Sandro Tôrres (Foto: Fabrício Cardoso/Acervo Pessoal)
Modernismo hoje
A celebração do centenário da Semana de Arte Moderna desperta questionamentos sobre o que mudou de lá pra cá. “Nós até fazemos sucesso e conquistamos nosso espaço, mas sempre com atraso. Se houver outra Semana de Arte Moderna, vai demorar dez anos para chegar aqui”, aponta Iuri Godinho.
“Goiás continua um Estado conservador e desconfiado a novidades. O fato que muda é que hoje é muito mais fácil ter acesso a tudo que está disponível no País, e as pessoas sabem disso, mas vale reafirmar que a política do Estado é agrária. Para fazerem sucesso, infelizmente, os artistas, de maneira geral, precisam sair de Goiás”, arremata.
Já para Sandro Tôrres, a principal questão a ser sublinhada não é o lugar em que o artista faz sua arte, mas como ele insere a sua arte onde está. “Hoje a nossa preocupação é com instituições e políticas que não fomentam a arte”, justifica. “Mas o trabalho de inserir os modernismos, na nossa época, é incessante.”
Programação
Em comemoração ao centenário, a Prefeitura de Goiânia promove o evento “Goiânia em 22, 100 anos depois – inquietações modernistas”, que ocorre entre os dias 11 e 18 de fevereiro na capital.

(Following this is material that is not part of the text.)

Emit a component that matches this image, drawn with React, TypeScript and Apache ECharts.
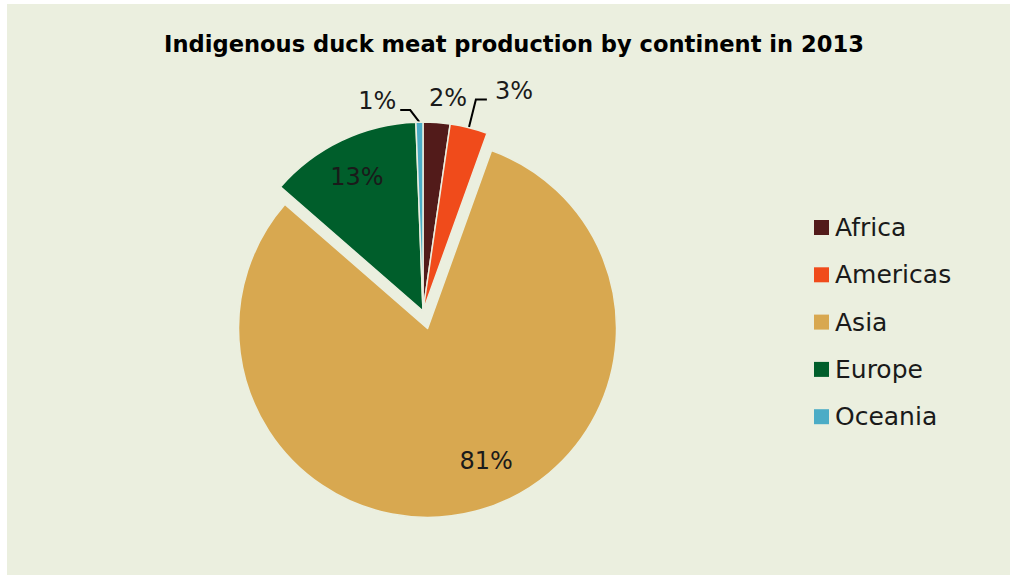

Tôrres conta ao AR que a exposição “Reflexos modernistas - coleções privadas”, um dos pontos do evento da Prefeitura, abocanha exatamente essa iniciativa de trazer o debate e a provocação sobre o modernismo aos goianos, 100 anos depois da Semana de Arte Moderna. “Não queremos só celebrar este centenário, mas provocar o público, as autoridades, a sociedade em geral”, afirma.

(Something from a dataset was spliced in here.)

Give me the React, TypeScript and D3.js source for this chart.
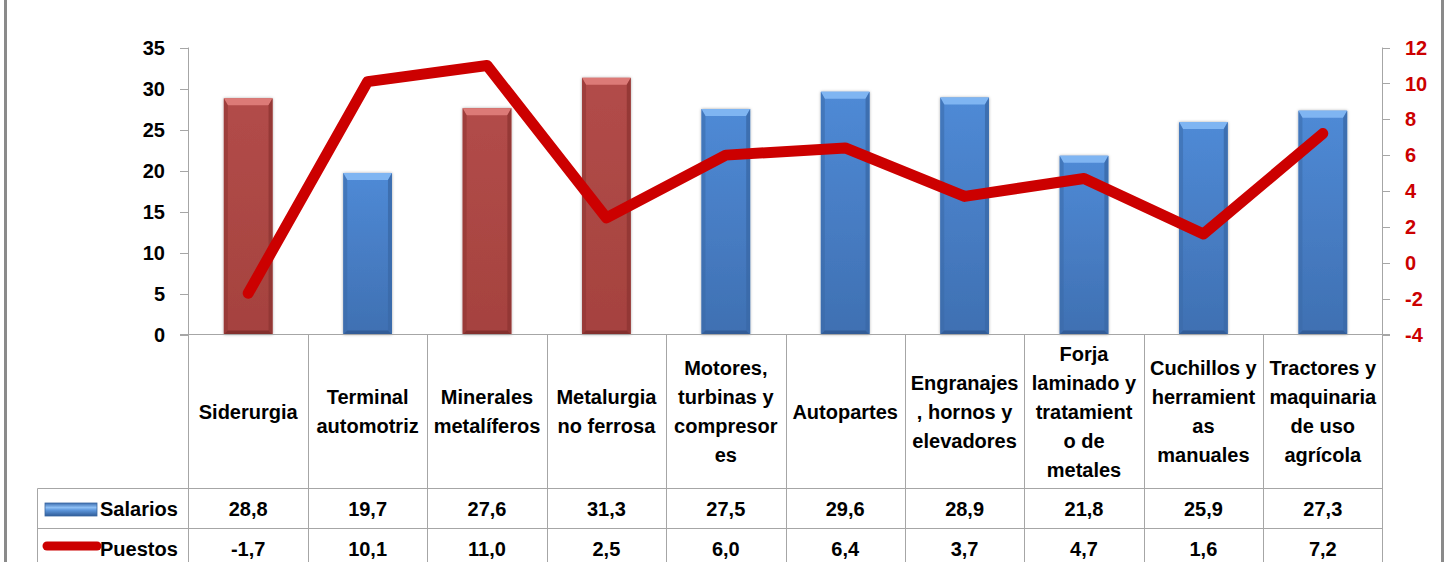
import React from "react";
import * as d3 from "d3";

const categories = [
  "Siderurgia",
  "Terminal automotriz",
  "Minerales metalíferos",
  "Metalurgia no ferrosa",
  "Motores, turbinas y compresores",
  "Autopartes",
  "Engranajes, hornos y elevadores",
  "Forja laminado y tratamiento de metales",
  "Cuchillos y herramientas manuales",
  "Tractores y maquinaria de uso agrícola",
];
const categoryLines = [
  ["Siderurgia"],
  ["Terminal", "automotriz"],
  ["Minerales", "metalíferos"],
  ["Metalurgia", "no ferrosa"],
  ["Motores,", "turbinas y", "compresor", "es"],
  ["Autopartes"],
  ["Engranajes", ", hornos y", "elevadores"],
  ["Forja", "laminado y", "tratamient", "o de", "metales"],
  ["Cuchillos y", "herramient", "as", "manuales"],
  ["Tractores y", "maquinaria", "de uso", "agrícola"],
];
const salarios = [28.8, 19.7, 27.6, 31.3, 27.5, 29.6, 28.9, 21.8, 25.9, 27.3];
const puestos = [-1.7, 10.1, 11.0, 2.5, 6.0, 6.4, 3.7, 4.7, 1.6, 7.2];
const highlighted = ["Siderurgia", "Minerales metalíferos", "Metalurgia no ferrosa"];
const leftTicks = [0, 5, 10, 15, 20, 25, 30, 35];
const rightTicks = [-4, -2, 0, 2, 4, 6, 8, 10, 12];
const seriesNames = ["Salarios", "Puestos"];

const W = 1449;
const H = 562;
const FONT = "'Liberation Sans', Arial, sans-serif";
const GRID = "#a6a6a6";
const RED = "#cc0000";

const fmt = (v: number) => v.toFixed(1).replace(".", ",");

export default function App() {
  const plotL = 188.5;
  const plotR = 1382.5;
  const plotT = 47.5;
  const plotB = 334.5;
  const labelB = 488.5;
  const row1B = 528.5;
  const row2B = 568.5;
  const legendL = 37.5;

  const x = d3.scaleBand<string>().domain(categories).range([plotL, plotR]).padding(0);
  const yL = d3.scaleLinear().domain([0, 35]).range([plotB, plotT]);
  const yR = d3.scaleLinear().domain([-4, 12]).range([plotB, plotT]);
  const bw = x.bandwidth();
  const barW = bw / 2.45;

  const line = d3
    .line<number>()
    .x((_, i) => (x(categories[i]) as number) + bw / 2)
    .y((d) => yR(d));

  const palette = (hl: boolean) =>
    hl
      ? { top: "#c05a57", bot: "#9a3b38", bevel: "#dc7a77", side: "#8e3532", bottom: "#7b2a28", id: "gRed" }
      : { top: "#5690da", bot: "#3d6dad", bevel: "#7fb5f2", side: "#3a69a8", bottom: "#2e5890", id: "gBlue" };

  return (
    <svg
      width={W}
      height={H}
      style={{ position: "absolute", left: 0, top: 0, background: "#fff" }}
      fontFamily={FONT}
    >
      <defs>
        <linearGradient id="gRed" x1="0" y1="0" x2="0" y2="1">
          <stop offset="0" stopColor="#b24c49" />
          <stop offset="1" stopColor="#a5423f" />
        </linearGradient>
        <linearGradient id="gBlue" x1="0" y1="0" x2="0" y2="1">
          <stop offset="0" stopColor="#4f8ad6" />
          <stop offset="1" stopColor="#3f70b2" />
        </linearGradient>
        <linearGradient id="gLegBlue" x1="0" y1="0" x2="0" y2="1">
          <stop offset="0" stopColor="#3d6eb0" />
          <stop offset="0.35" stopColor="#8fc0f5" />
          <stop offset="0.55" stopColor="#5e97dc" />
          <stop offset="1" stopColor="#2f5c98" />
        </linearGradient>
        <filter id="shadow" x="-20%" y="-5%" width="140%" height="110%">
          <feDropShadow dx="0" dy="0" stdDeviation="1.6" floodColor="#000" floodOpacity="0.35" />
        </filter>
      </defs>

      {/* outer borders */}
      <rect x={4} y={0} width={3} height={H} fill="#8a8a8a" />
      <rect x={1441} y={0} width={3} height={H} fill="#8a8a8a" />

      {/* bars */}
      {categories.map((c, i) => {
        const p = palette(highlighted.includes(c));
        const x0 = (x(c) as number) + (bw - barW) / 2;
        const y0 = yL(salarios[i]);
        const h = plotB - y0;
        const b = 7;
        const s = 4;
        return (
          <g key={c}>
            <rect x={x0} y={y0} width={barW} height={h} fill={`url(#${p.id})`} filter="url(#shadow)" />
            <polygon
              points={`${x0},${y0} ${x0 + barW},${y0} ${x0 + barW - s},${y0 + b} ${x0 + s},${y0 + b}`}
              fill={p.bevel}
            />
            <polygon
              points={`${x0},${y0} ${x0 + s},${y0 + b} ${x0 + s},${plotB - s} ${x0},${plotB}`}
              fill={p.side}
              opacity={0.55}
            />
            <polygon
              points={`${x0 + barW},${y0} ${x0 + barW - s},${y0 + b} ${x0 + barW - s},${plotB - s} ${x0 + barW},${plotB}`}
              fill={p.side}
              opacity={0.8}
            />
            <polygon
              points={`${x0},${plotB} ${x0 + s},${plotB - s} ${x0 + barW - s},${plotB - s} ${x0 + barW},${plotB}`}
              fill={p.bottom}
              opacity={0.8}
            />
          </g>
        );
      })}

      {/* grid / axes / table */}
      <g stroke={GRID} strokeWidth={1} fill="none">
        <line x1={180} x2={plotL} y1={plotB} y2={plotB} />
        <line x1={plotL} x2={plotR} y1={plotB} y2={plotB} />
        <line x1={plotR} x2={1390} y1={plotB} y2={plotB} />
        <line x1={plotL} x2={plotL} y1={plotT} y2={H} />
        <line x1={plotR} x2={plotR} y1={plotT} y2={H} />
        {categories.slice(1).map((c) => (
          <line key={c} x1={Math.round(x(c) as number) + 0.5} x2={Math.round(x(c) as number) + 0.5} y1={plotB} y2={H} />
        ))}
        <line x1={legendL} x2={plotR} y1={labelB} y2={labelB} />
        <line x1={legendL} x2={plotR} y1={row1B} y2={row1B} />
        <line x1={legendL} x2={legendL} y1={labelB} y2={H} />
        {leftTicks.map((t) => (
          <line key={"l" + t} x1={180} x2={plotL} y1={Math.round(yL(t)) + 0.5} y2={Math.round(yL(t)) + 0.5} />
        ))}
        {rightTicks.map((t) => (
          <line key={"r" + t} x1={plotR} x2={1390} y1={Math.round(yR(t)) + 0.5} y2={Math.round(yR(t)) + 0.5} />
        ))}
      </g>

      {/* line series */}
      <path
        d={line(puestos) as string}
        fill="none"
        stroke={RED}
        strokeWidth={11}
        strokeLinejoin="round"
        strokeLinecap="round"
      />

      {/* left axis labels */}
      <g fontSize={20} fontWeight="bold" fill="#000" textAnchor="end">
        {leftTicks.map((t) => (
          <text key={t} x={165} y={yL(t)} dy="0.36em">
            {t}
          </text>
        ))}
      </g>
      {/* right axis labels */}
      <g fontSize={20} fontWeight="bold" fill={RED} textAnchor="start">
        {rightTicks.map((t) => (
          <text key={t} x={1405} y={yR(t)} dy="0.36em">
            {t}
          </text>
        ))}
      </g>

      {/* category labels */}
      <g fontSize={20} fontWeight="bold" fill="#000" textAnchor="middle">
        {categories.map((c, i) => {
          const lines = categoryLines[i];
          const lh = 29;
          const cx = (x(c) as number) + bw / 2;
          const mid = (plotB + labelB) / 2;
          const first = mid - ((lines.length - 1) * lh) / 2;
          return (
            <text key={c} x={cx}>
              {lines.map((ln, j) => (
                <tspan key={j} x={cx} y={first + j * lh} dy="0.36em">
                  {ln}
                </tspan>
              ))}
            </text>
          );
        })}
      </g>

      {/* table values */}
      <g fontSize={20} fontWeight="bold" fill="#000" textAnchor="middle">
        {categories.map((c, i) => (
          <text key={"s" + c} x={(x(c) as number) + bw / 2} y={(labelB + row1B) / 2} dy="0.36em">
            {fmt(salarios[i])}
          </text>
        ))}
        {categories.map((c, i) => (
          <text key={"p" + c} x={(x(c) as number) + bw / 2} y={(row1B + row2B) / 2} dy="0.36em">
            {fmt(puestos[i])}
          </text>
        ))}
      </g>

      {/* legend keys */}
      <rect x={45} y={503} width={52} height={13} fill="url(#gLegBlue)" stroke="#3a66a0" strokeWidth={0.8} />
      <line x1={47} x2={97} y1={546} y2={546} stroke={RED} strokeWidth={9} strokeLinecap="round" />
      <g fontSize={20} fontWeight="bold" fill="#000">
        <text x={100} y={(labelB + row1B) / 2} dy="0.36em">
          {seriesNames[0]}
        </text>
        <text x={100} y={(row1B + row2B) / 2} dy="0.36em">
          {seriesNames[1]}
        </text>
      </g>
    </svg>
  );
}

As obras de Alfredo Volpi, Anita Malfatti, Cândido Portinari, Di Cavalcanti e Lasar Segall que integram a exposição levam não só a carga do pensamento e ideal modernista, iniciado na São Paulo de 1922, mas continuam a fazer ecoar aquelas vozes que ditaram um mundo cultural diferente e que, como dizem historiadores da arte, não pararam de se transformar.